• _YOUR INSTRUCTIONS_
Identify and pull out each line of the entries in which "code" occurs.

• _INPUT_
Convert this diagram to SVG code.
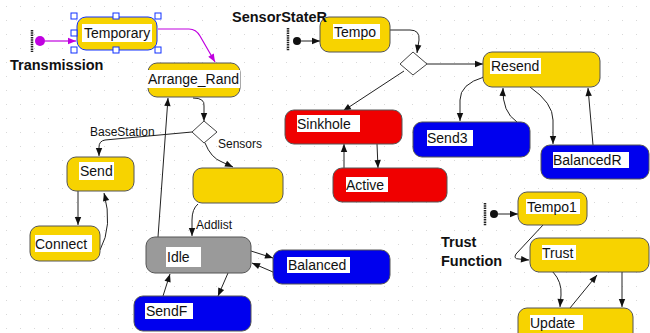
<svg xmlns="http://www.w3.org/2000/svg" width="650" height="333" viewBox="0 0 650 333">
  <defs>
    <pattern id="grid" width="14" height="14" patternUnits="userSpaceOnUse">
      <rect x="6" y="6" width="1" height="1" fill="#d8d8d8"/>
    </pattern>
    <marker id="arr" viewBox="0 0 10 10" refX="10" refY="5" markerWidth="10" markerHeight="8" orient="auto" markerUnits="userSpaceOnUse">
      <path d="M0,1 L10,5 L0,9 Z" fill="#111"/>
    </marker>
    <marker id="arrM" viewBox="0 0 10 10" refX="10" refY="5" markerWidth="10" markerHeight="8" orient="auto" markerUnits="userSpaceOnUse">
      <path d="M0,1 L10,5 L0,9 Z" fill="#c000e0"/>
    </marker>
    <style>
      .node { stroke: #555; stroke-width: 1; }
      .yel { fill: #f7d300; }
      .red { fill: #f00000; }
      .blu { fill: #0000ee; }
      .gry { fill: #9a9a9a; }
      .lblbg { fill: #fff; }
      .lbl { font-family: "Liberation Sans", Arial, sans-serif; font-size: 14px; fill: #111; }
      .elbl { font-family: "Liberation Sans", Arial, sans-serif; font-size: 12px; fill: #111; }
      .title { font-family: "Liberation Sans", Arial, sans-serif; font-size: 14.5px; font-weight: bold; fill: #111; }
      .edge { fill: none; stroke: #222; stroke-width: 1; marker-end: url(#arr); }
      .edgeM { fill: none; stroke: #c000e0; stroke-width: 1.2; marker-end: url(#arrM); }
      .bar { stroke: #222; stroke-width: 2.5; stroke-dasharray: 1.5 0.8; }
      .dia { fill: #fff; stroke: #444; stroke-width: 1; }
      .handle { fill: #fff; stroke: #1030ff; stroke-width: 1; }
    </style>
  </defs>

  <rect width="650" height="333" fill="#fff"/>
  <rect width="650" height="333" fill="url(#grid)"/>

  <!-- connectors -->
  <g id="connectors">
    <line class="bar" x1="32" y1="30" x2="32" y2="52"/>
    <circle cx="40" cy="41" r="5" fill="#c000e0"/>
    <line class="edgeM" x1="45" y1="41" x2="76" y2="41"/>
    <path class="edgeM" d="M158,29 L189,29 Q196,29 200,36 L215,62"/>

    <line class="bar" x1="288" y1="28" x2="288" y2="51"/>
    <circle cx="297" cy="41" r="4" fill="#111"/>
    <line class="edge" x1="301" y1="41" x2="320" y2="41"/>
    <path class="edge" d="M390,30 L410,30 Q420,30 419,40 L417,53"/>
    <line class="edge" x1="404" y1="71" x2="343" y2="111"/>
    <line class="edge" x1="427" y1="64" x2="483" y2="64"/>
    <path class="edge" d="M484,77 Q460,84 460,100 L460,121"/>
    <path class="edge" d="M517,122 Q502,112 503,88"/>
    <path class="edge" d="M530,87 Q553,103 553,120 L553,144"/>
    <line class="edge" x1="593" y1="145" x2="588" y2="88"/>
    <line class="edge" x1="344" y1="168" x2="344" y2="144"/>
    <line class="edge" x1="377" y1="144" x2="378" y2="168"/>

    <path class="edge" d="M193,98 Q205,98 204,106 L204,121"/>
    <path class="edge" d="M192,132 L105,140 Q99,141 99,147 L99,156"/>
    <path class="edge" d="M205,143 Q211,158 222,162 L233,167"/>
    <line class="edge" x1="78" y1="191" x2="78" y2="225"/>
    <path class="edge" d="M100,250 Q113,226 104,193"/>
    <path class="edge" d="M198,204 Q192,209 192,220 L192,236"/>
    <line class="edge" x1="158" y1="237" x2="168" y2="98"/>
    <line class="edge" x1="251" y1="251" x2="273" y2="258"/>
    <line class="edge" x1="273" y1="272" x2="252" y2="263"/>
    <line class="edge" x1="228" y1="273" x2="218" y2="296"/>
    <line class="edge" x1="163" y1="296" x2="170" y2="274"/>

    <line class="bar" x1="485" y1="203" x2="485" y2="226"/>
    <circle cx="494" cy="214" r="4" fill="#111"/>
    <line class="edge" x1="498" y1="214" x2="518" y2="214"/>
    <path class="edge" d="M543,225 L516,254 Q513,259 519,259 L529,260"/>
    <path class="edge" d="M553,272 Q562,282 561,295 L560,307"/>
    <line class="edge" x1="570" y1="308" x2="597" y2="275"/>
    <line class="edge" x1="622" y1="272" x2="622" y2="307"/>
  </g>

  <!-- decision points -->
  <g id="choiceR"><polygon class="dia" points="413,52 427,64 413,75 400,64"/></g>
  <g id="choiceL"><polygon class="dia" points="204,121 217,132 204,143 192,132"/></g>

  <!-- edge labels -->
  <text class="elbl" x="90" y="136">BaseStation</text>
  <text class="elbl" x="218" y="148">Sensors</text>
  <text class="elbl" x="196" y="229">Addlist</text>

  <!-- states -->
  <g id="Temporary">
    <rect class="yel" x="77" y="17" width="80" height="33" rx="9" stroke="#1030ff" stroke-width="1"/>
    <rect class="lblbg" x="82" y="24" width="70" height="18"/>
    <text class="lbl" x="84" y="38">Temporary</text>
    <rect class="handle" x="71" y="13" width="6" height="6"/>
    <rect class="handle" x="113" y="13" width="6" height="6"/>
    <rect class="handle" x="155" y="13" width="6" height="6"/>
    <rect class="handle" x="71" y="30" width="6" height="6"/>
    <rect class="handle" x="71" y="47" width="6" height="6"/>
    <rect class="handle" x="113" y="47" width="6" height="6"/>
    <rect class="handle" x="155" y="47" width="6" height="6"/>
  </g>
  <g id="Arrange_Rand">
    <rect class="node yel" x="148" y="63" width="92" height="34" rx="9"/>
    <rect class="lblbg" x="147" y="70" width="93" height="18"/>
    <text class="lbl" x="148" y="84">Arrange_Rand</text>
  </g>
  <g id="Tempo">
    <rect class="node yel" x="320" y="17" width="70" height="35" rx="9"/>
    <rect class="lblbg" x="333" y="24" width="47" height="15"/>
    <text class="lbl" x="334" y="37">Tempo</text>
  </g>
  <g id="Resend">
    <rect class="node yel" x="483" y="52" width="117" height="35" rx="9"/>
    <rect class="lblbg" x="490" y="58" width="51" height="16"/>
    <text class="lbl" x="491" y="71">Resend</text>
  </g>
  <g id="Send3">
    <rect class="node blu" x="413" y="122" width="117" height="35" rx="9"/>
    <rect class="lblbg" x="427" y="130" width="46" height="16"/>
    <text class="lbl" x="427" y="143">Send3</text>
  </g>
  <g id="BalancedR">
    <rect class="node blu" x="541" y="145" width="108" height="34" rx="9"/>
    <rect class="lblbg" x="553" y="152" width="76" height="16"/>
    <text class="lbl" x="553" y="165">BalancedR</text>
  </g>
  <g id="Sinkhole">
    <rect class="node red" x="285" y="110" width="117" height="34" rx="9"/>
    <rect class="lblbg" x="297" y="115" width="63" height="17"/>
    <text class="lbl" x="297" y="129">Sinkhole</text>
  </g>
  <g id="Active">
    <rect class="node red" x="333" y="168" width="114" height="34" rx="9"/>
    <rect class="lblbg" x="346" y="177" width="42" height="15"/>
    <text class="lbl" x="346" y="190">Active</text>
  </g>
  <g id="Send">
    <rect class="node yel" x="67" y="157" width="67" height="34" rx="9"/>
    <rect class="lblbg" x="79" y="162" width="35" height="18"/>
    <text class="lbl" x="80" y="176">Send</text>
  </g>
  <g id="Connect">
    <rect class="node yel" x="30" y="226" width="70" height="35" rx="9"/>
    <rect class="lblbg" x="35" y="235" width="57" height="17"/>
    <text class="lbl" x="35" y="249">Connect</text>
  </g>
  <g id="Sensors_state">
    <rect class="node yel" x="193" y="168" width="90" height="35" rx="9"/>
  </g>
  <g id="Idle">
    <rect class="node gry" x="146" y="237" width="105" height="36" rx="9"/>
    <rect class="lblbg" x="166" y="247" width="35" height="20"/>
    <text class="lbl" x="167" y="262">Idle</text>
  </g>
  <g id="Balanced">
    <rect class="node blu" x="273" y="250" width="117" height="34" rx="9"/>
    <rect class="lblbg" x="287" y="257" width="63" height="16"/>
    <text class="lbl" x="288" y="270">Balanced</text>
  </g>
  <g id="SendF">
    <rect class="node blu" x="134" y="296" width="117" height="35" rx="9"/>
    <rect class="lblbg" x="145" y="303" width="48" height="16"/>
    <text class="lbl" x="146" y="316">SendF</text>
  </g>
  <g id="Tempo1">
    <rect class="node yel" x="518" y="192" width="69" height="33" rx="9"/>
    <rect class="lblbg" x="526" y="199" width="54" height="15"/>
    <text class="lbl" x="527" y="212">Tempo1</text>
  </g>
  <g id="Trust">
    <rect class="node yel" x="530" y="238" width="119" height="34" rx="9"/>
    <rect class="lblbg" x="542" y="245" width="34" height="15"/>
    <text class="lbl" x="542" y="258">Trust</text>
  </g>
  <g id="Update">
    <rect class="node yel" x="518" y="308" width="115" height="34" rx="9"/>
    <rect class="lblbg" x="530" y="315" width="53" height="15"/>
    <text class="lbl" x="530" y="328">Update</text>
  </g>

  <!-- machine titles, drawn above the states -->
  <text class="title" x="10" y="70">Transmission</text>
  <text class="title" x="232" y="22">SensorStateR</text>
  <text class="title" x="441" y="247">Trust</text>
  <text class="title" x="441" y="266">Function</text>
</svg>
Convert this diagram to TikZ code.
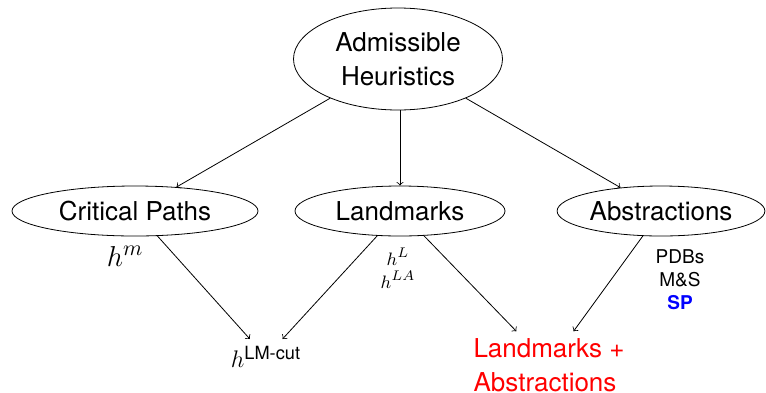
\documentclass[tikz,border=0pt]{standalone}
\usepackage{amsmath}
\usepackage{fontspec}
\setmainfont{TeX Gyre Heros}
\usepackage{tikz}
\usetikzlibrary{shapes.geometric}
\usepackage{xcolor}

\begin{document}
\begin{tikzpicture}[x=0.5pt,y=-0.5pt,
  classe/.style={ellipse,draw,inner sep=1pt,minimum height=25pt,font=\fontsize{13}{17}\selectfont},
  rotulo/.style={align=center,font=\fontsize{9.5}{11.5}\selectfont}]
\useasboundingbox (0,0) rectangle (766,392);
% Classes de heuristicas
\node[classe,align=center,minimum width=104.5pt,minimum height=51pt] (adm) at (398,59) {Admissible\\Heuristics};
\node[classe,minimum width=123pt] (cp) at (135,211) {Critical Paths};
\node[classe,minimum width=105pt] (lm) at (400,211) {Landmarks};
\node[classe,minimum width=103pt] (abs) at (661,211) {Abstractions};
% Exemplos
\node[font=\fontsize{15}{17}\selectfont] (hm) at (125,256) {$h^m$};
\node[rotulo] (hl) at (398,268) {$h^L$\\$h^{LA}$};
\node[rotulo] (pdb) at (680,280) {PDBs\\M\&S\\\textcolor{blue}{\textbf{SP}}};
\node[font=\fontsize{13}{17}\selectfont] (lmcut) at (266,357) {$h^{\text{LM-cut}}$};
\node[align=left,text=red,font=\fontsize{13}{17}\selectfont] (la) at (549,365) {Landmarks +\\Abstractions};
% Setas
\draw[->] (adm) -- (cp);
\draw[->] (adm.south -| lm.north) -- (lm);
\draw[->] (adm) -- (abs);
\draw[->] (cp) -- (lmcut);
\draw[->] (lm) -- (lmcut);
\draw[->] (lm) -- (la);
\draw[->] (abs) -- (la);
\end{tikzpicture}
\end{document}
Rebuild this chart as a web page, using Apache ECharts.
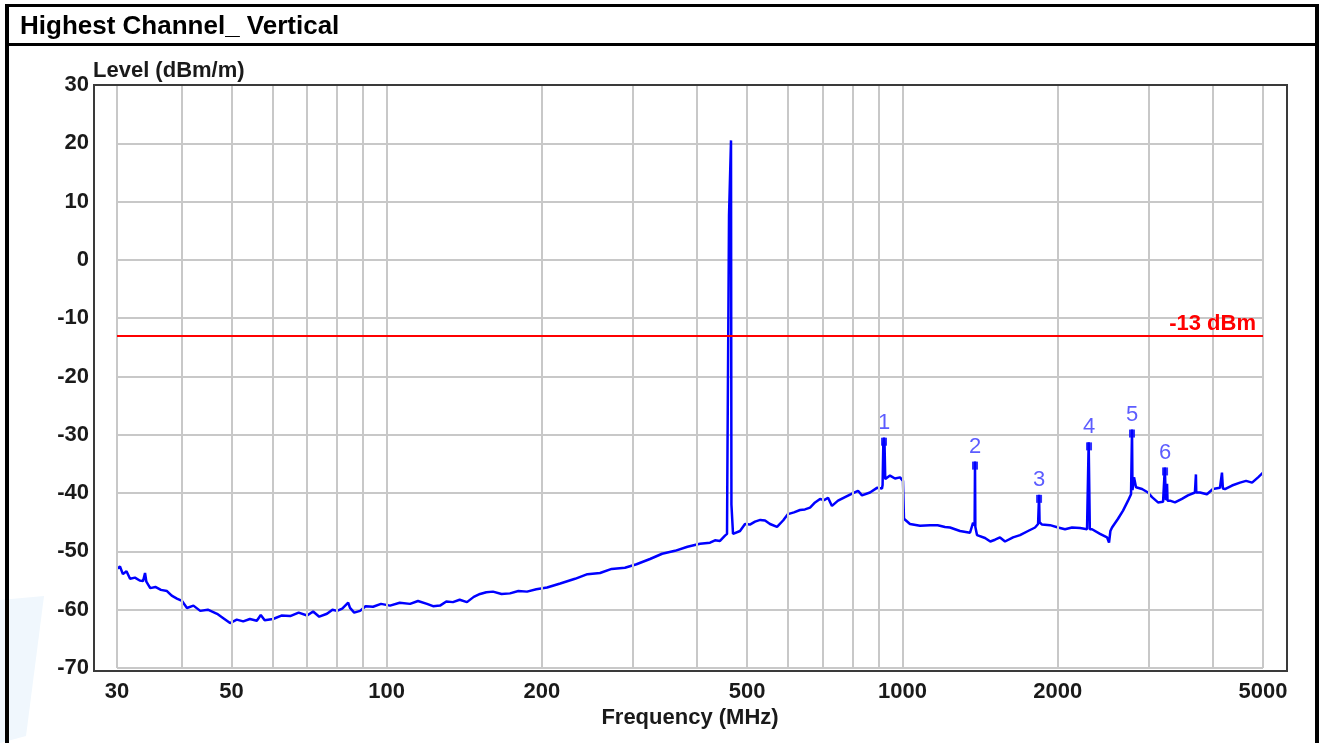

• _SOLUTION TO THIS PROBLEM_
Convert this diagram to SVG code.
Convert this diagram to TikZ code.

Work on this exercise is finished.